Transferring is one of the most physically and mentally demanding tasks for both you and your care recipient. Each of you feels the strain and safety risks and wish there were ways to make the process easier.
For loved ones who have difficulty with transferring and/or supporting their own body weight due to generalized weakness, pain, arthritis, or unsteadiness, they may rely on you to assist them with physical mobility - most often rising from sitting to standing. Especially if you are the only one assisting your loved one, this can put physical strain on you, as well as them, and you both run the risk of injury.
Back strain and falls occur most frequently for caregivers and their loved ones during transfers. There are many devices designed to assist with transfers that decrease stress and increase safety without adding a lot of extra time to the process.
Mechanical Lifts are designed to take most, if not all, of the physical exertion out of transferring or lifting, while increasing safety. They are intended to make transfers achievable with just one person operating the lift.
SAFETY: The person needing lifted or transferred should never attempt to operate the lift alone, and the lift operator should be thoroughly trained on how to use and troubleshoot the lift.
Sit-to-Stand, Manual & Electric
These are the most commonly used lifts and have seemingly limitless configurations. They assist our loved ones to reposition from sitting to standing and, as needed, from standing to sitting. Some even double as a transport for movement from one room to another as space in the home allows. These types of lifts are portable and come in both hand-operated (manual) and battery-powered (electric) options.

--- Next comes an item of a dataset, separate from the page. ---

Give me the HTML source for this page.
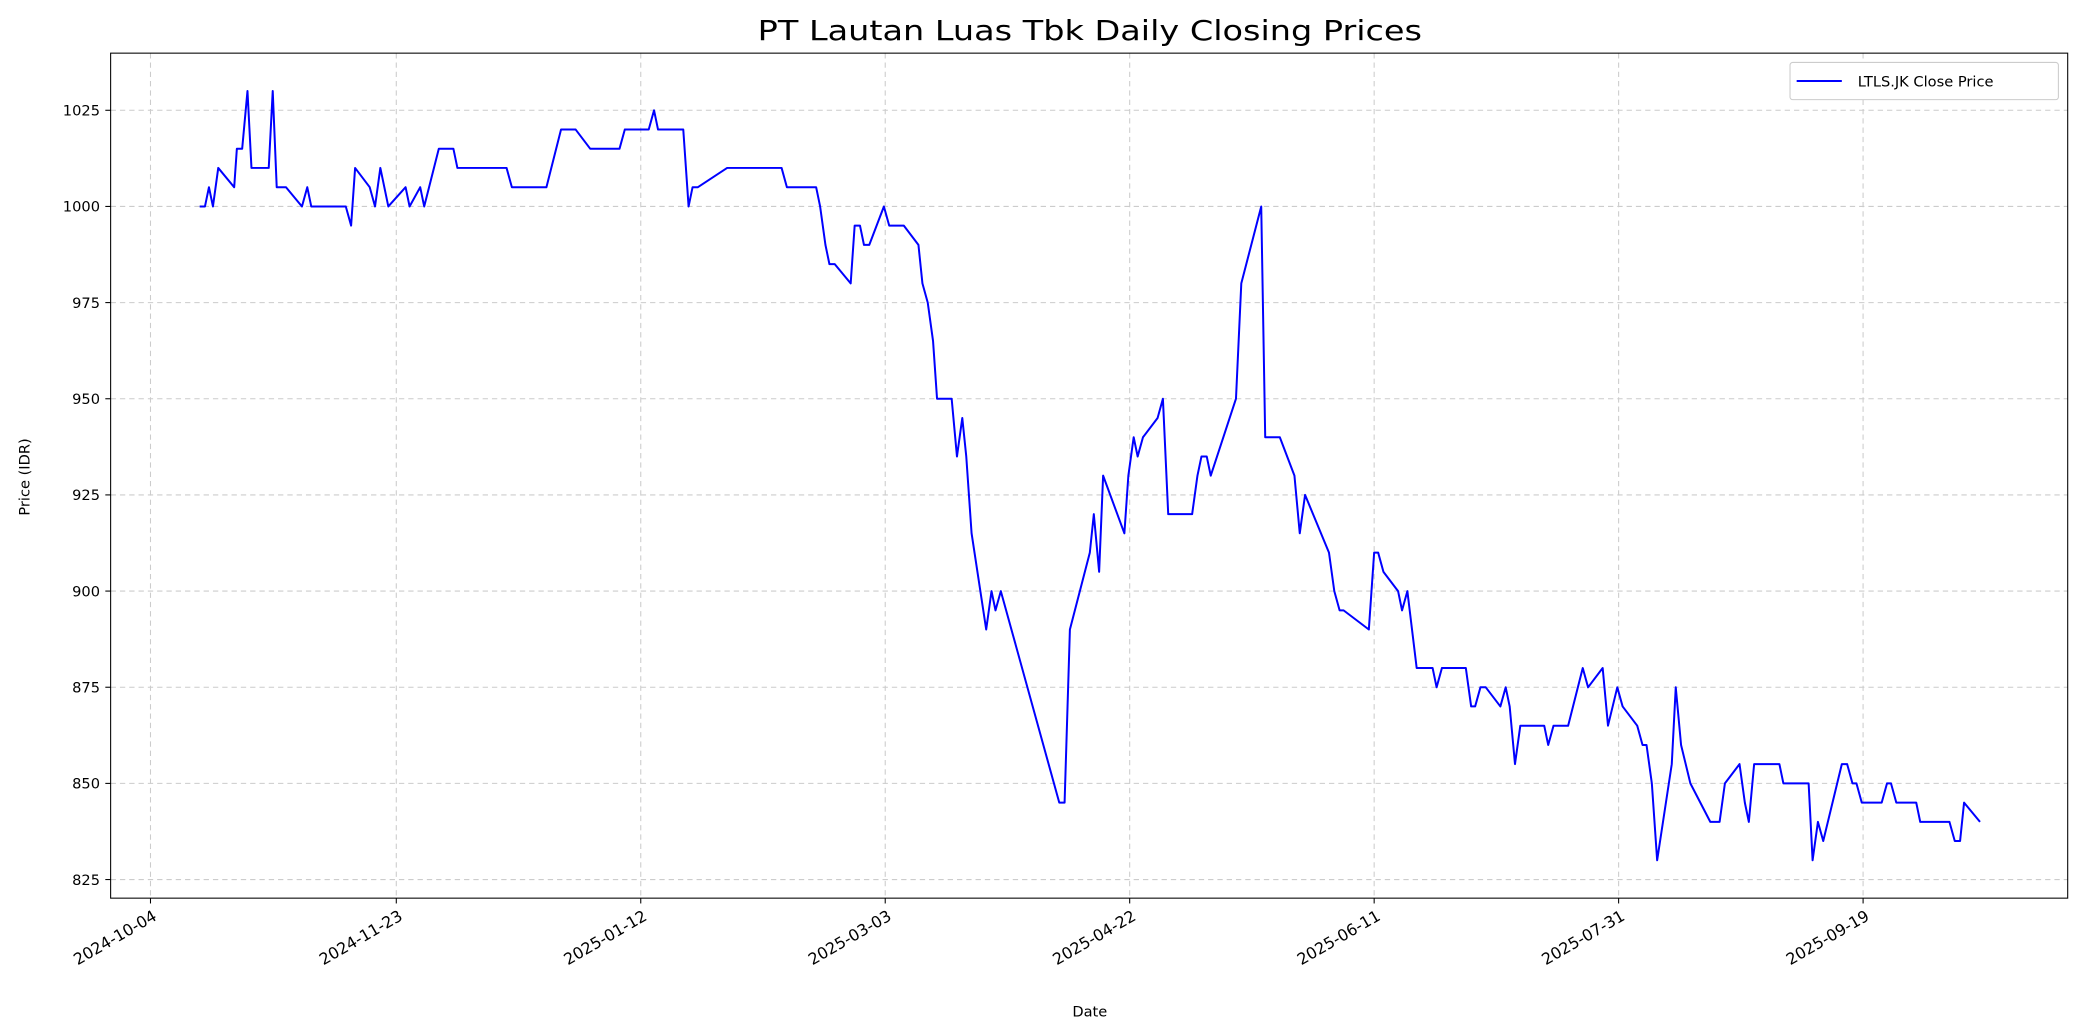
<!DOCTYPE html>
<html><head><meta charset="utf-8"><style>
html,body{margin:0;padding:0;background:#fff;}
svg{display:block;font-family:"DejaVu Sans","Liberation Sans",sans-serif;}
</style></head><body>
<svg id="s" width="2084" height="1035" viewBox="0 0 1568 779" xmlns="http://www.w3.org/2000/svg">
<rect width="1568" height="779" fill="#fff"/>
<g id="grid" stroke="#cccccc" stroke-width="0.8" stroke-dasharray="4,3"></g>
<polyline id="line" fill="none" stroke="#0000ff" stroke-width="1.5" stroke-linejoin="round"/>
<rect x="83" y="40" width="1473" height="636" fill="none" stroke="#000" stroke-width="0.8"/>
<g id="ticks" font-size="11" fill="#000"></g>
<text x="820" y="30" font-size="21" text-anchor="middle" textLength="500" lengthAdjust="spacingAndGlyphs">PT Lautan Luas Tbk Daily Closing Prices</text>
<text x="820" y="765" font-size="11" text-anchor="middle">Date</text>
<text transform="translate(22,359) rotate(-90)" font-size="11" text-anchor="middle">Price (IDR)</text>
<rect x="1347" y="47" width="202" height="28" fill="#fff" stroke="#ccc" stroke-width="0.8" rx="2"/>
<line x1="1352" y1="61" x2="1386" y2="61" stroke="#0000ff" stroke-width="1.5"/>
<text x="1398" y="65" font-size="11">LTLS.JK Close Price</text>
</svg>
<script>
var NS="http://www.w3.org/2000/svg";
function Y(v){return 83+(1025-v)*2.895;}
var g=document.getElementById('grid'),t=document.getElementById('ticks');
function el(p,n,a,txt){var e=document.createElementNS(NS,n);for(var k in a)e.setAttribute(k,a[k]);if(txt)e.textContent=txt;p.appendChild(e);return e;}
var xs=[113,298,482,666,850,1034,1218,1402],xl=["2024-10-04","2024-11-23","2025-01-12","2025-03-03","2025-04-22","2025-06-11","2025-07-31","2025-09-19"];
xs.forEach(function(x,i){el(g,'line',{x1:x,x2:x,y1:40,y2:676});
el(t,'line',{x1:x,x2:x,y1:676,y2:680,stroke:'#000','stroke-width':0.8});
el(t,'text',{x:x+1,y:684,'font-size':12,'text-anchor':'end',transform:'rotate(-30 '+(x+1)+' 684)','dominant-baseline':'hanging'},xl[i]);});
for(var v=825;v<=1025;v+=25){var y=Y(v);el(g,'line',{x1:83,x2:1556,y1:y,y2:y});
el(t,'line',{x1:79,x2:83,y1:y,y2:y,stroke:'#000','stroke-width':0.8});
el(t,'text',{x:75,y:y+4,'text-anchor':'end'},String(v));}
var d=[[150,1000],[154,1000],[157,1005],[160,1000],[164,1010],[176,1005],[178,1015],[182,1015],[186,1030],[189,1010],[202,1010],[205,1030],[208,1005],[215,1005],[227,1000],[231,1005],[234,1000],[260,1000],[264,995],[267,1010],[278,1005],[282,1000],[286,1010],[292,1000],[305,1005],[308,1000],[316,1005],[319,1000],[330,1015],[341,1015],[344,1010],[381,1010],[385,1005],[411,1005],[422,1020],[433,1020],[444,1015],[466,1015],[470,1020],[488,1020],[492,1025],[495,1020],[514,1020],[518,1000],[521,1005],[525,1005],[547,1010],[588,1010],[592,1005],[614,1005],[617,1000],[621,990],[624,985],[628,985],[640,980],[643,995],[647,995],[650,990],[654,990],[665,1000],[669,995],[680,995],[691,990],[694,980],[698,975],[702,965],[705,950],[716,950],[720,935],[724,945],[727,935],[731,915],[742,890],[746,900],[749,895],[753,900],[797,845],[801,845],[805,890],[820,910],[823,920],[827,905],[830,930],[846,915],[849,930],[853,940],[856,935],[860,940],[871,945],[875,950],[879,920],[897,920],[901,930],[904,935],[908,935],[911,930],[930,950],[934,980],[949,1000],[952,940],[963,940],[974,930],[978,915],[982,925],[1000,910],[1004,900],[1008,895],[1011,895],[1030,890],[1034,910],[1037,910],[1041,905],[1052,900],[1055,895],[1059,900],[1066,880],[1078,880],[1081,875],[1085,880],[1103,880],[1107,870],[1110,870],[1114,875],[1118,875],[1129,870],[1133,875],[1136,870],[1140,855],[1144,865],[1162,865],[1165,860],[1169,865],[1180,865],[1191,880],[1195,875],[1206,880],[1210,865],[1217,875],[1221,870],[1232,865],[1236,860],[1239,860],[1243,850],[1247,830],[1258,855],[1261,875],[1265,860],[1272,850],[1287,840],[1294,840],[1298,850],[1309,855],[1313,845],[1316,840],[1320,855],[1339,855],[1342,850],[1361,850],[1364,830],[1368,840],[1372,835],[1386,855],[1390,855],[1394,850],[1397,850],[1401,845],[1416,845],[1420,850],[1423,850],[1427,845],[1442,845],[1445,840],[1467,840],[1471,835],[1475,835],[1478,845],[1490,840]];
document.getElementById('line').setAttribute('points',d.map(function(p){return p[0]+','+Y(p[1]).toFixed(1);}).join(' '));
</script>
</body></html>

Full Body Sling Lifts, Manual & Electric
You will hear these commonly referred to as a "Hoyer lift", after the inventor and innovator that launched the bespoke brand. These lifts are full slings that cradle and move the entire person (typically for those with low to no mobility). It's rare that these lifts are hand-operated (manual), though they are available. Most of these lifts are portable and operate on powerful rechargeable batteries, although some are installed into the room structure.
There are also less complex lifts such as bedside leg lifts and rising recliners (also known as "lift chairs"), which are able to resolve some of the same mobility needs. There are even toilet lifts.
Mechanical lifts may be partially or wholly covered by your loved one’s health plan.